-- Begin Records shown --

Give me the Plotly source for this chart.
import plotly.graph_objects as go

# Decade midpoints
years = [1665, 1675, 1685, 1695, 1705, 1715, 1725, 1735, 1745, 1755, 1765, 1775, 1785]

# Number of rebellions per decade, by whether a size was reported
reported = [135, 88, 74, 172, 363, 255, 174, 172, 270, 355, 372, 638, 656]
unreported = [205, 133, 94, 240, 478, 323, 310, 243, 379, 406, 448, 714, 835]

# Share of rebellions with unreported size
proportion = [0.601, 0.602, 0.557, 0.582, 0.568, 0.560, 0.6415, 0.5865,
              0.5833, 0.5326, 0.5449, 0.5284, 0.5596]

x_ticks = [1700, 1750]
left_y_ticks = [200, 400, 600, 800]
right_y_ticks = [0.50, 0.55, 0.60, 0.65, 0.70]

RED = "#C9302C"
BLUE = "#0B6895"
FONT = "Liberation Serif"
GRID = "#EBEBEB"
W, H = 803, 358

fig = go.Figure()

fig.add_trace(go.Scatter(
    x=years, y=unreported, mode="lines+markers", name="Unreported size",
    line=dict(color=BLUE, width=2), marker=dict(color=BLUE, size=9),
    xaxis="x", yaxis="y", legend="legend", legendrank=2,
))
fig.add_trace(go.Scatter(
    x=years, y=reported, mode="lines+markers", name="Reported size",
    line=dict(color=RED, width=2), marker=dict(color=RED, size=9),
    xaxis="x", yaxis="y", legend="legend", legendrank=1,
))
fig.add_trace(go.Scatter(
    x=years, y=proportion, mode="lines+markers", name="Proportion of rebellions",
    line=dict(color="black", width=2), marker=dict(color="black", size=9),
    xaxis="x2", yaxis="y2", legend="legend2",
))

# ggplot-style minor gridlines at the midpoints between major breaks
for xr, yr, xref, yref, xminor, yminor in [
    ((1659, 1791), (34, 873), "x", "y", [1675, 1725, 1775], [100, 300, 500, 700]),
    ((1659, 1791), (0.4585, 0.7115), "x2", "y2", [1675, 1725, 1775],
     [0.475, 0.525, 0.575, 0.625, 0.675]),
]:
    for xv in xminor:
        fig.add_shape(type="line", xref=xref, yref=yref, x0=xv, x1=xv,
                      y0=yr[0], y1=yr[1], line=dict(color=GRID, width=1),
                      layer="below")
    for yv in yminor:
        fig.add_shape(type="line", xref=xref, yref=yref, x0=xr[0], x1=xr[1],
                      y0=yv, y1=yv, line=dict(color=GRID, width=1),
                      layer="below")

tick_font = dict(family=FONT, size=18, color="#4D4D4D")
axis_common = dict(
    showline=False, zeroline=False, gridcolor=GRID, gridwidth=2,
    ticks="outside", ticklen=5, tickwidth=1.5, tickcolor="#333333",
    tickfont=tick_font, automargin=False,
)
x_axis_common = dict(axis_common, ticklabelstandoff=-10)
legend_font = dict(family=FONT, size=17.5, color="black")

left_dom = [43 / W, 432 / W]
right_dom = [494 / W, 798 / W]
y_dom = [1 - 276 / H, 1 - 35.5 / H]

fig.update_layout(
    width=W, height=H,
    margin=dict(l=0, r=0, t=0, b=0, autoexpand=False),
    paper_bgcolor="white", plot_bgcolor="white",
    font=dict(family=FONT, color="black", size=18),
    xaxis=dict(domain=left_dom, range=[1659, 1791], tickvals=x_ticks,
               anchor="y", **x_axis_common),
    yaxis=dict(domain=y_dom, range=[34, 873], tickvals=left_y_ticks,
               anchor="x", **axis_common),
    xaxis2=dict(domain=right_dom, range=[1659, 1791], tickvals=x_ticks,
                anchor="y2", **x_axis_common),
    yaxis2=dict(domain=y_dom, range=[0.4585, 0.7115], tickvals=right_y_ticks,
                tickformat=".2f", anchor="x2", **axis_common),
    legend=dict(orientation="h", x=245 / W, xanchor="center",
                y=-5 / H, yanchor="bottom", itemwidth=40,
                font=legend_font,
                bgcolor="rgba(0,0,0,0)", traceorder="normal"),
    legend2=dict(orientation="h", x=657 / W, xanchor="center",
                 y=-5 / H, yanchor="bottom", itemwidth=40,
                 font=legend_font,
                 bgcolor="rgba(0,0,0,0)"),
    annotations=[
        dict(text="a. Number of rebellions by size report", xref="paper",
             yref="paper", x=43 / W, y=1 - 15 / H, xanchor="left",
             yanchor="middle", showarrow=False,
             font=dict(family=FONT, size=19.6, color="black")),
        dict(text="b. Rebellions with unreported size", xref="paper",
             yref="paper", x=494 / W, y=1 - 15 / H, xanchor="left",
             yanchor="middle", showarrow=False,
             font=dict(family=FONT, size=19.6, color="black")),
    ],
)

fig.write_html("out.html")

-- End Records shown --
-- Begin Records shown --

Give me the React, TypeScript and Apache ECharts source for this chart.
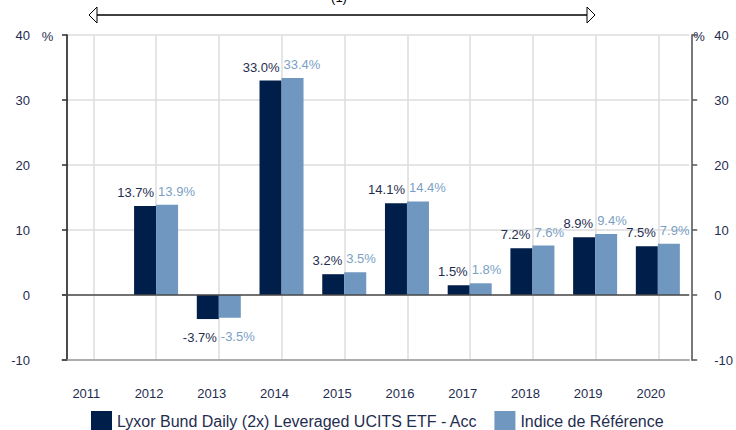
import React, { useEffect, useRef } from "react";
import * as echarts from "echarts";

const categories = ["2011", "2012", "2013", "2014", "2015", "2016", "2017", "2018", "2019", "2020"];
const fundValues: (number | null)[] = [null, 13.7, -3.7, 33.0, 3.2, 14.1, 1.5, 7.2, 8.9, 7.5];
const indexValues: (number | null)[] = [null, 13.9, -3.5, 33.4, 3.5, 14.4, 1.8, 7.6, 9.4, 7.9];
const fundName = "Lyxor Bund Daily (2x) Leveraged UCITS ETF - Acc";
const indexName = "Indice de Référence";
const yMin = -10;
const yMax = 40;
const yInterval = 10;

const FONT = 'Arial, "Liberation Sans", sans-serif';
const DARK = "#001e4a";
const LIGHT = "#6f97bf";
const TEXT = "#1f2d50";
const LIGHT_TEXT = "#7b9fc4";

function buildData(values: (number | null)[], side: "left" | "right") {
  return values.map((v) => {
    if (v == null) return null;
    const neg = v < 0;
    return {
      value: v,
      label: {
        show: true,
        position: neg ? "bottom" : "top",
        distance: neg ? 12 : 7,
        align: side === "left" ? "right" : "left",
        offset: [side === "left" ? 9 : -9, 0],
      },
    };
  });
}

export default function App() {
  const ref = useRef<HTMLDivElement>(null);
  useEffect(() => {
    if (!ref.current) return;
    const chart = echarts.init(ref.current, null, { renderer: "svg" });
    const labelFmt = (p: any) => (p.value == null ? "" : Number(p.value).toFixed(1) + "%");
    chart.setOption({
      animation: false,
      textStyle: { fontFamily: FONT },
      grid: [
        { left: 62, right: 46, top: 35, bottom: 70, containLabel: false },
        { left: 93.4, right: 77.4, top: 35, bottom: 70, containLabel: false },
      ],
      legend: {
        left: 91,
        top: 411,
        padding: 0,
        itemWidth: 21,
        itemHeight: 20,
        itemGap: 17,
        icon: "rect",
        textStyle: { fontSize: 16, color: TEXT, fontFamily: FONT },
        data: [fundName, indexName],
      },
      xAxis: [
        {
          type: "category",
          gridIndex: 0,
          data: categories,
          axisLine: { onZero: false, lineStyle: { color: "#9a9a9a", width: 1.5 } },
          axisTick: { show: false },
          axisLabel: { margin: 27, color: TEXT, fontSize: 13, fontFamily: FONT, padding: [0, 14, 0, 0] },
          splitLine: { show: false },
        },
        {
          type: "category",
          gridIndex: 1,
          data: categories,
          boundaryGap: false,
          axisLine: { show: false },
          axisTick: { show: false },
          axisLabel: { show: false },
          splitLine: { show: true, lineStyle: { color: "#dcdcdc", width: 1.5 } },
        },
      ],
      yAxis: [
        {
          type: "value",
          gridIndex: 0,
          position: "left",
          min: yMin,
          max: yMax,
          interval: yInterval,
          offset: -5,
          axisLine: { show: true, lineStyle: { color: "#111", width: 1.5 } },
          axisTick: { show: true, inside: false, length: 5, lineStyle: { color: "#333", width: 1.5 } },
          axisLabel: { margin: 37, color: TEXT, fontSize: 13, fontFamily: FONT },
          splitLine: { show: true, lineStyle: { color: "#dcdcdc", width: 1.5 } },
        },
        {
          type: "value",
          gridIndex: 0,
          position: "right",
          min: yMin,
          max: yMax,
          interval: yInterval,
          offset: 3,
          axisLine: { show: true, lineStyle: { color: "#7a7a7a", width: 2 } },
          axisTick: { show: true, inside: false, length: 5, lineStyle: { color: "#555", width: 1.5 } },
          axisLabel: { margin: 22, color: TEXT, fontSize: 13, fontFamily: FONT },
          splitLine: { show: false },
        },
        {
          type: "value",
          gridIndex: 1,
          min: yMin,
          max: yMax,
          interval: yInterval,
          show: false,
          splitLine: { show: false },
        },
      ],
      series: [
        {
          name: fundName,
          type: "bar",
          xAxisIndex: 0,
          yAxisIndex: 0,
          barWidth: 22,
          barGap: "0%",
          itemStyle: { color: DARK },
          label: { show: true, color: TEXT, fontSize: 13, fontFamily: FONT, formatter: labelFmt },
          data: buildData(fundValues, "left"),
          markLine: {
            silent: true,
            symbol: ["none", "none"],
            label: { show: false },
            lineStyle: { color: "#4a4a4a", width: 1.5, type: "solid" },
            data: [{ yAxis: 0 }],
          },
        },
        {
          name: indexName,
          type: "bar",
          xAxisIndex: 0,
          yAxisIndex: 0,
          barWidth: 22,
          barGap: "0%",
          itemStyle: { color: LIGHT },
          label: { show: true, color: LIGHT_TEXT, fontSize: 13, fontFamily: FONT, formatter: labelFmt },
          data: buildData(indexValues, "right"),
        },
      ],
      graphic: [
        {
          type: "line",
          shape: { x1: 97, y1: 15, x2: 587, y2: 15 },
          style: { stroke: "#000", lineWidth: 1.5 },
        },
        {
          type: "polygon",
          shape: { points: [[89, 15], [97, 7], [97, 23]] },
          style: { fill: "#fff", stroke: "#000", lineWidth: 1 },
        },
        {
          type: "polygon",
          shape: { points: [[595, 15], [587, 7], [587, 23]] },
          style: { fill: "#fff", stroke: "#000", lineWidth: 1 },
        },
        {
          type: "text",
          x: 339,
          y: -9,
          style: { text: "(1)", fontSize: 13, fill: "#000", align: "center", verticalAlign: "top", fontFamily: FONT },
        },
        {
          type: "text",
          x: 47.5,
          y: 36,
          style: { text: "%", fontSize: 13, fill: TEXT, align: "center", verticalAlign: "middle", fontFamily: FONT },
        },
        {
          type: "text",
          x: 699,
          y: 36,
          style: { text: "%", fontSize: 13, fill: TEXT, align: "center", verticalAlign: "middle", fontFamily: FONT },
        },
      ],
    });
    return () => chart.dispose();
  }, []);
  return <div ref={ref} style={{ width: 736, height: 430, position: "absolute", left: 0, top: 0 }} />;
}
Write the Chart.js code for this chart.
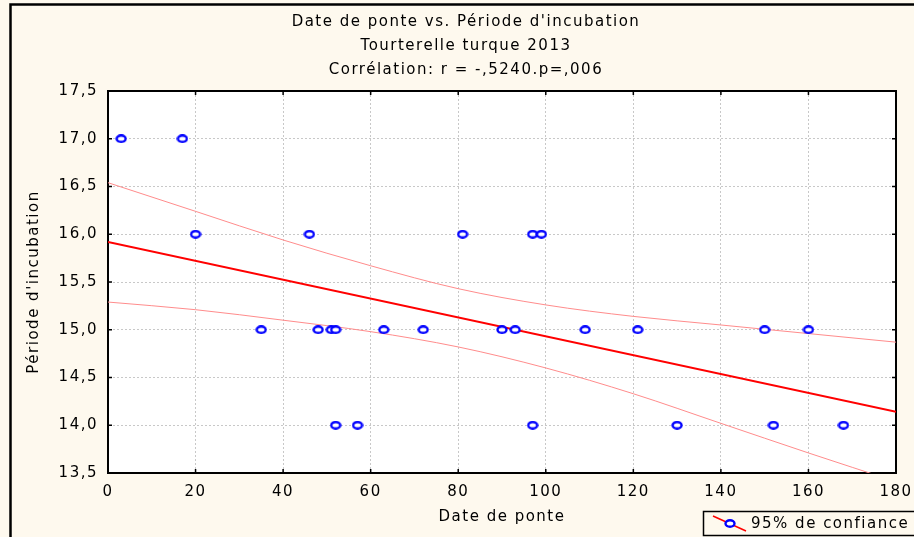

-- End Records shown --

Exercise instructions:
Quote only the lines running from the line with "Give me the React, TypeScript" to the line with "import * as", ends included, exactly as they appear and without the pictures.

The reply:
Give me the React, TypeScript and Apache ECharts source for this chart.
import React, { useEffect, useRef } from "react";
import * as echarts from "echarts";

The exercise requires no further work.